When it was released to high-acclaim in June, 2007, Apple’s iPhone was equipped with one of the largest displays around, which (not by coincidence) boasted one of the highest pixel densities to match. Though paltry in retrospect, the original iPhone’s 3.5-inch half-size video graphics array (HVGA) display, clocking in at 320 x 480 pixels, rendered some of the most immersive graphics of the era in 165 pixels per inch (ppi). It was, for its time, the smartphone display to beat; and it ultimately set the course for what turned out to be a race to pile on the pixels.
History Repeats Itself
During the summers of 2008 and 2009, Apple followed up with the iPhone 3G and 3GS — both of which packed the same, 3.5-inch HVGA display at the same resolution. That all changed in June of 2010, however, when the late Steve Jobs introduced Apple’s first-ever iPhone featuring a Retina display. “It turns out there’s a magic number right around 300 pixels per inch, that when you hold something around to 10 to 12 inches away from your eyes, is the limit of the human retina to differentiate the pixels,” Jobs said while unveiling the iPhone 4, which maintained the 3.5-inch size of its predecessors, while doubling the HVGA resolution to an unconventional, but nevertheless pixel dense, 640 x 960 (or 330 ppi). The iPhone 4s, released in October of that year, featured the same.
Meanwhile, some Android devices of that era (like the Samsung Galaxy Note N7000, released just a month prior to the iPhone 4s), were packing more pixels into even larger displays — although at 5.37-inches, boasting an 800 x 1280 resolution, the Note’s AMOLED display clocked in at just 285 ppi.
In the years that followed, Apple delivered the iPhone 5 and iPhone 5s/5c, in 2012 and 2013 respectively, which stretched the display vertically to 4-inches, while upping the resolution to 640 x 1136 so as to maintain a comparable ~330 ppi. Interestingly, while their display size was later upped substantially to 4.7- and 5.5-inches, the iPhone 6/6 Plus, 6s/6s Plus, and even the most recent iPhone 7/7Plus (released in 2014, 2015, and 2016, respectively) have maintained the same 326 and 401 ppi ever since.
It’s Time for a Change
Within the last few years, the smartphone market has become saturated by high-end Android devices — some of which boast displays as large as Xiaomi’s 6.4-inch Mi MIX, and pixel densities as high as 806 ppi on the 4K-equipped XPERIA Z5 Premium. That’s quite impressive, and while it’s highly unlikely we’ll see an iPhone featuring a 4K display launch anytime soon, we nevertheless have plenty of reason to believe that Apple’s next round of flagships will pile on the pixels. And it’s not merely the fact that it’s been so long since the iPhone’s display has changed, beyond adopting intermittent technologies like True Tone or Wide-Color, that makes us believe this — but rather, a number of recent rumors suggesting that a major shakeup is imminent.

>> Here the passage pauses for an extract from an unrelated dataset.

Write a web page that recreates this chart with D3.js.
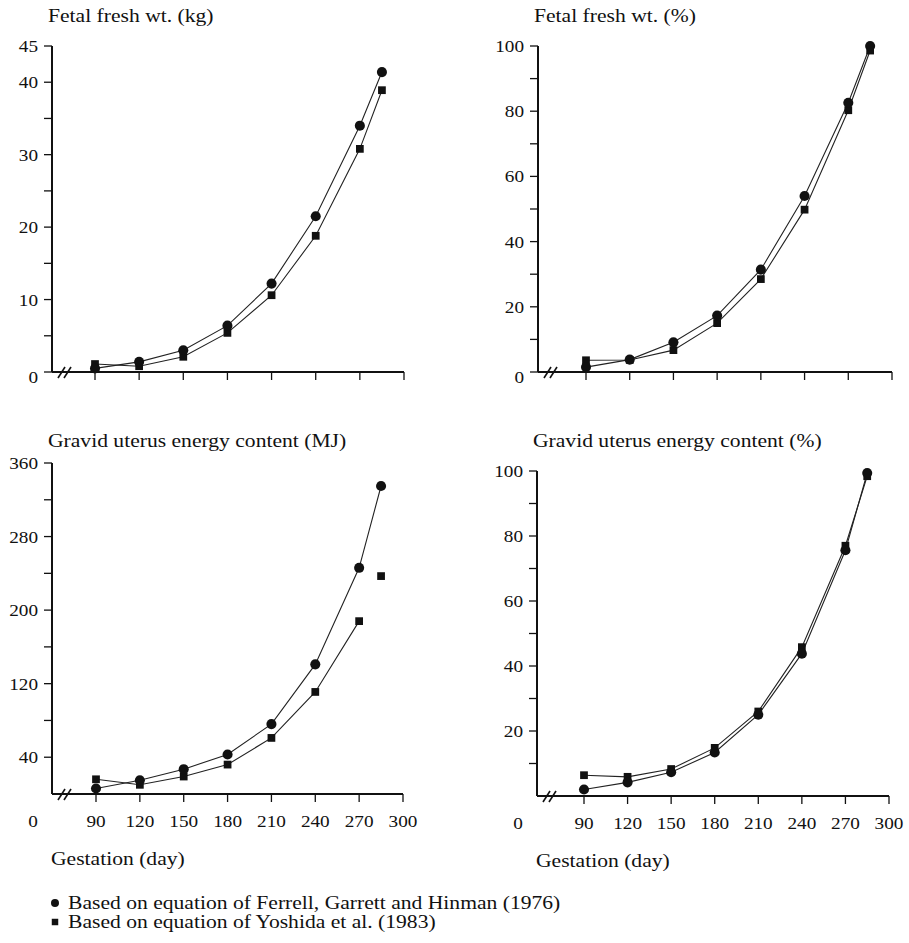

For starters, since as far back as 2015, Apple has been operating a top-secret Display Lab in Taiwan, whereat the company is believed to be working on an all-new Interferometric Modulator Display (IMOD) technology, which will reportedly rival the likes of OLED in terms of both true-to-life color reproduction, power-efficiency, and more. There’s no telling whether this tech will debut on this year’s iPhone lineup, unfortunately, but we know for certain that Apple is exploring ways to reduce its reliance on the rapidly-aging Liquid Crystal Display (LCD).
Samsung Steps in
As for the 5.8-inch OLED-equipped iPhone 8, which is expected to be unveiled in September but released sometime in October or November, we needn’t look much farther than Samsung’s Galaxy S8 to get an idea of what to expect. Featuring a similarly-sized, 5.8-inch AMOLED display, the Galaxy S8 boasts an impressive 1440 x 2960 resolution that equates to a pixel density of 570 ppi. Of course, the reason this is even relevant is that Samsung has been tapped to supply Apple with as many as 160 million OLED display panels this year, which suggests that the iPhone 8’s OLED display won’t be too far behind the Galaxy S8’s, if not better.
And though OLED is currently available only on the Apple Watch, Cupertino is likewise expected to transition its entire range of devices (including all 2018 iPhones, iPads, and possibly even MacBooks and iMacs) from LCD to OLED technology within the coming years. Sadly, the tech-giant has yet to lay out a definitive timeline for a large-scale OLED rollout, however there’s little doubt the days of LCD are numbered, as Apple progresses towards a more power-efficient and vibrantly-lit future.